The winged knight and the red cape were touted to clash. Fans and critics waited in anticipation for the next blockbuster - something momentous, inspired (not an adaptation) from Frank Miller's acclaimed graphic novel series The Dark Knight Returns. The trailer gave away too much. And when you settle down to watch the CGI-spectacle unfold, you realise that the moments that made the trailer powerful are the ones that seem like overkill from the overexposure.
You already know where this is headed - Lex Luthor (Jesse Eisenberg) has daddy issues and wants to take down Superman (Henry Cavill), the living embodiment of God or a messiah. Probably. The motivations are not crystal clear. Sup is trying to be a conscientious reporter as Clark Kent, wanting to write about Batman's (Ben Affleck) unlawful form of vigilante justice.
Batman/Bruce Wayne is shaken by the destruction in Metropolis and the death of his employees in Superman's fight with General Zod (a carryover from Man of Steel). They wreck havoc, destroy buildings, replicating a miniature version of the apocalypse. And yet, it takes a call from Bruce to alert his employees to the impending doom. Really? Structures collapse, there is dust, rubble and death. A horse survives and trots past. Why is there a horse? Bruce continues his excursion to the ruins. Very few survivors. A lot of rage for the flying alien.
Therein lies the enmity, not etched out in the ideological clash that it was in the novels. The movie certainly goes its own way, by not following the storyline but also being untrue to coherence. Brace yourselves for Bruce's extended dream sequence that serves as a premonition but will only seek to confuse audiences not familiar with the comicverse, to whom the words 'Darkseid' and 'Parademons' will mean nothing. It is one thing to do fan service. Quite another to alienate them.
There is a bizarre track featuring the villain overriding the Kryptonian ship's system. Sup's squeeze Lois Lane (Amy Adams) needs to be saved with the alarming frequency of a kitten stuck on a tree. She is also unnecessarily written into the climax since she does nothing but add to the idiocy in the mayhem. Mayhem, which Batman could have prevented by not leading the secondary antagonist into the city.

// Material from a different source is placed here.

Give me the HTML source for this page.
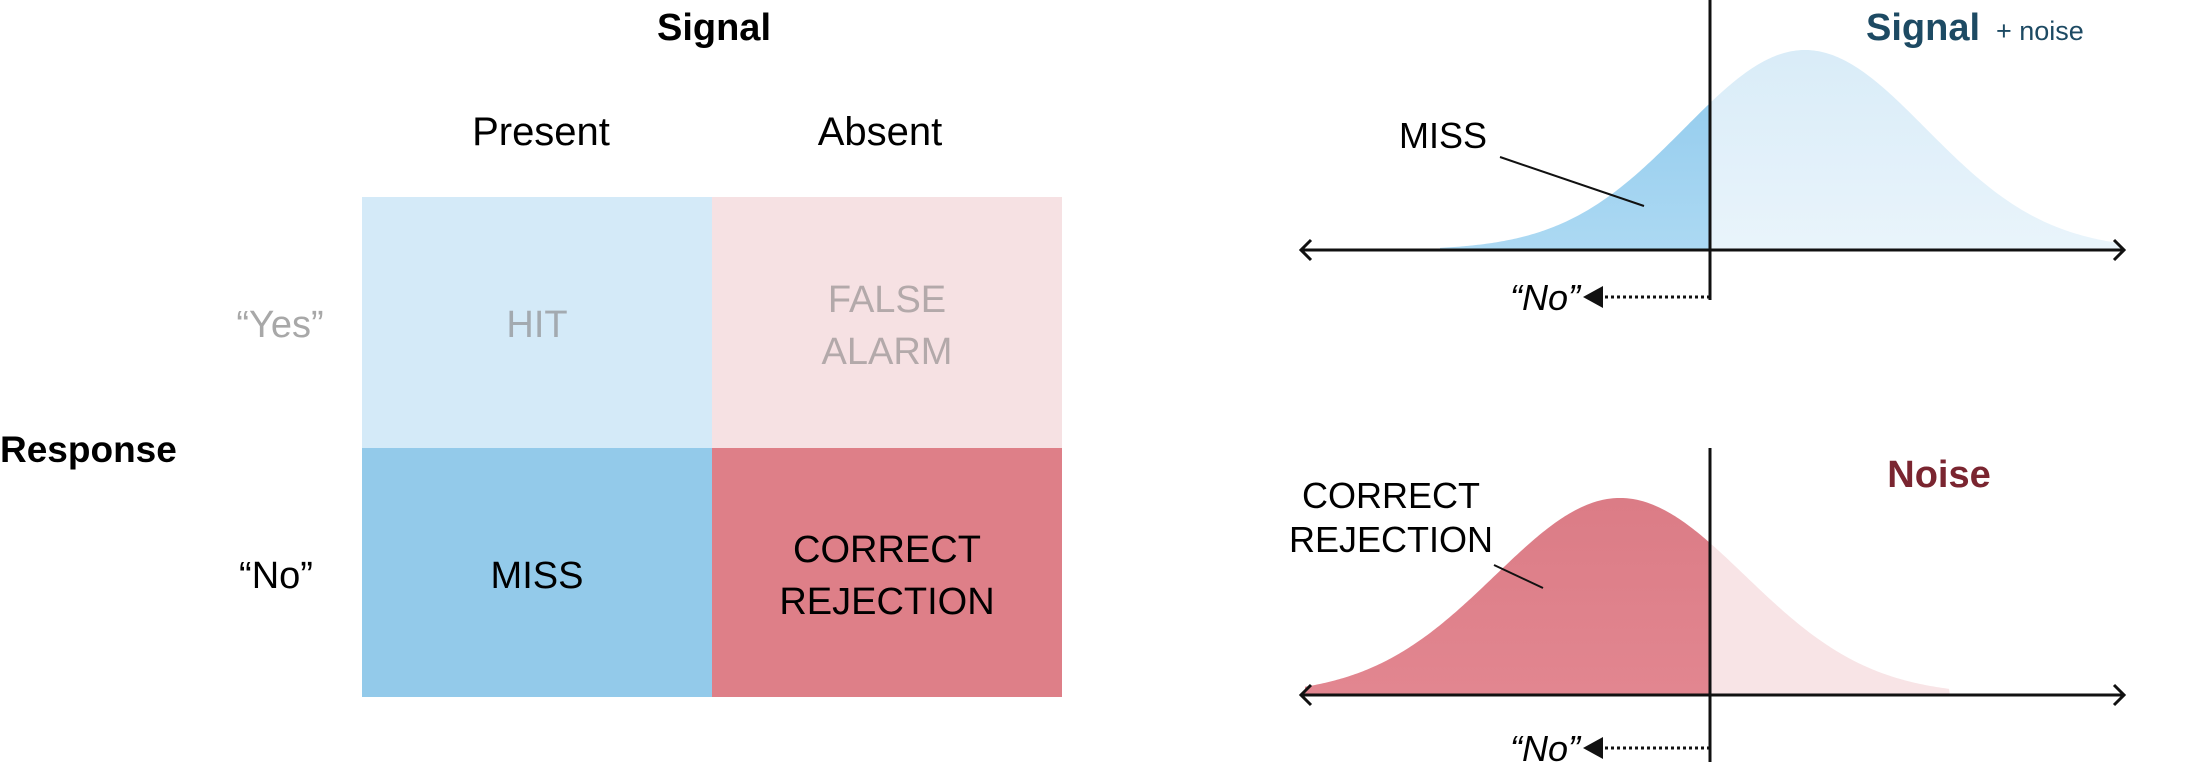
<!DOCTYPE html>
<html><head><meta charset="utf-8"><style>
html,body{margin:0;padding:0;background:#fff}
svg{display:block}
text{font-family:"Liberation Sans Narrow","Liberation Sans",sans-serif}
</style></head><body>
<svg id="s" width="2194" height="768" viewBox="0 0 2194 768" xmlns="http://www.w3.org/2000/svg">
<defs>
<clipPath id="L"><rect x="0" y="0" width="1710" height="768"/></clipPath>
<clipPath id="R"><rect x="1710" y="0" width="500" height="768"/></clipPath>
<linearGradient id="gb1" x1="0" y1="0" x2="0" y2="1"><stop offset="0" stop-color="#8fc9ec"/><stop offset="1" stop-color="#acd9f3"/></linearGradient>
<linearGradient id="gb2" x1="0" y1="0" x2="0" y2="1"><stop offset="0" stop-color="#d9ecf8"/><stop offset="1" stop-color="#e9f4fb"/></linearGradient>
<linearGradient id="gr1" x1="0" y1="0" x2="0" y2="1"><stop offset="0" stop-color="#db7c86"/><stop offset="1" stop-color="#e28690"/></linearGradient>
</defs>
<text x="714" y="40" font-size="38" font-weight="bold" text-anchor="middle">Signal</text>
<text x="541" y="145" font-size="40" text-anchor="middle">Present</text>
<text x="880" y="145" font-size="40" text-anchor="middle">Absent</text>
<rect x="362" y="197" width="350" height="251" fill="#d4eaf8"/>
<rect x="712" y="197" width="350" height="251" fill="#f6e1e3"/>
<rect x="362" y="448" width="350" height="249" fill="#93caea"/>
<rect x="712" y="448" width="350" height="249" fill="#de7f88"/>
<text x="537" y="337" font-size="38" fill="#a3aab0" text-anchor="middle">HIT</text>
<text x="887" y="312" font-size="38" fill="#b3a9aa" text-anchor="middle">FALSE</text>
<text x="887" y="364" font-size="38" fill="#b3a9aa" text-anchor="middle">ALARM</text>
<text x="537" y="588" font-size="38" text-anchor="middle">MISS</text>
<text x="887" y="562" font-size="38" text-anchor="middle">CORRECT</text>
<text x="887" y="614" font-size="38" text-anchor="middle">REJECTION</text>
<text x="280" y="337" font-size="38" fill="#a8a8a8" text-anchor="middle">“Yes”</text>
<text x="276" y="588" font-size="38" text-anchor="middle">“No”</text>
<text x="0" y="462" font-size="37" font-weight="bold">Response</text>
<g clip-path="url(#L)"><path id="c1a" fill="url(#gb1)"/></g>
<g clip-path="url(#R)"><path id="c1b" fill="url(#gb2)"/></g>
<g clip-path="url(#L)"><path id="c2a" fill="url(#gr1)"/></g>
<g clip-path="url(#R)"><path id="c2b" fill="#f8e4e6"/></g>
<g stroke="#111" stroke-width="3" fill="none">
<line x1="1301" y1="250" x2="2124" y2="250"/>
<polyline points="1311,240 1301,250 1311,260"/>
<polyline points="2114,240 2124,250 2114,260"/>
<line x1="1301" y1="695" x2="2124" y2="695"/>
<polyline points="1311,685 1301,695 1311,705"/>
<polyline points="2114,685 2124,695 2114,705"/>
<line x1="1710" y1="0" x2="1710" y2="300"/>
<line x1="1710" y1="448" x2="1710" y2="762"/>
<line x1="1605" y1="297" x2="1710" y2="297" stroke-dasharray="3,3"/>
<line x1="1605" y1="748" x2="1710" y2="748" stroke-dasharray="3,3"/>
<line x1="1500" y1="157" x2="1644" y2="206" stroke-width="2"/>
<line x1="1494" y1="565" x2="1543" y2="588" stroke-width="2"/>
</g>
<polygon points="1583,297 1603,286 1603,308" fill="#111"/>
<polygon points="1583,748 1603,737 1603,759" fill="#111"/>
<text x="1545" y="310" font-size="36" font-style="italic" text-anchor="middle">“No”</text>
<text x="1545" y="761" font-size="36" font-style="italic" text-anchor="middle">“No”</text>
<text x="1443" y="148" font-size="36" text-anchor="middle">MISS</text>
<text x="1391" y="508" font-size="36" text-anchor="middle">CORRECT</text>
<text x="1391" y="552" font-size="36" text-anchor="middle">REJECTION</text>
<text x="1866" y="40" font-size="38" font-weight="bold" fill="#1d4a63">Signal</text>
<text x="1996" y="40" font-size="27" fill="#1d4a63">+ noise</text>
<text x="1939" y="487" font-size="38" font-weight="bold" fill="#7a2530" text-anchor="middle">Noise</text>
</svg>
<script>
function g(mu,s,H,base,x0,x1){var d="M"+x0+","+base;for(var x=x0;x<=x1;x+=2){var k=(x-mu)/s;d+=" L"+x+","+(base-H*Math.exp(-k*k/2)).toFixed(2);}return d+" L"+x1+","+base+" Z";}
var a=g(1805,121,200,250,1440,2120),b=g(1620,125,197,695,1305,1950);
document.getElementById('c1a').setAttribute('d',a);document.getElementById('c1b').setAttribute('d',a);
document.getElementById('c2a').setAttribute('d',b);document.getElementById('c2b').setAttribute('d',b);
</script>
</body></html>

Dawn of Justice endeavours to be a slow-burn build-up to the eventual confrontation but it is a very slow, meandering path to the fight (with little action in between). The culmination is not very satisfying either. Thank goodness for Wonder Woman (Gal Godot) though there is too little about her in the film to invite any genuine interest or exhilaration when she steps in. It is all a precursor to Justice League, when it could have simply focused on delivering a story the title promised.
Dawn of Justice began with a promising start, a faithful framework created from the graphic novels on the night Bruce's parents were killed. The image of Mrs. Wayne's pearls snapping free against the impact of the gun, the terror, the light, the anguish. It is unfortunate that the film had to devolve into a CGI-driven mess so bright, it is an eyesore.
The film caters to the staunchest fan. Take one with you so that you do not feel lost. If Dawn of Justice still leaves you cold, that is on the makers, not on you.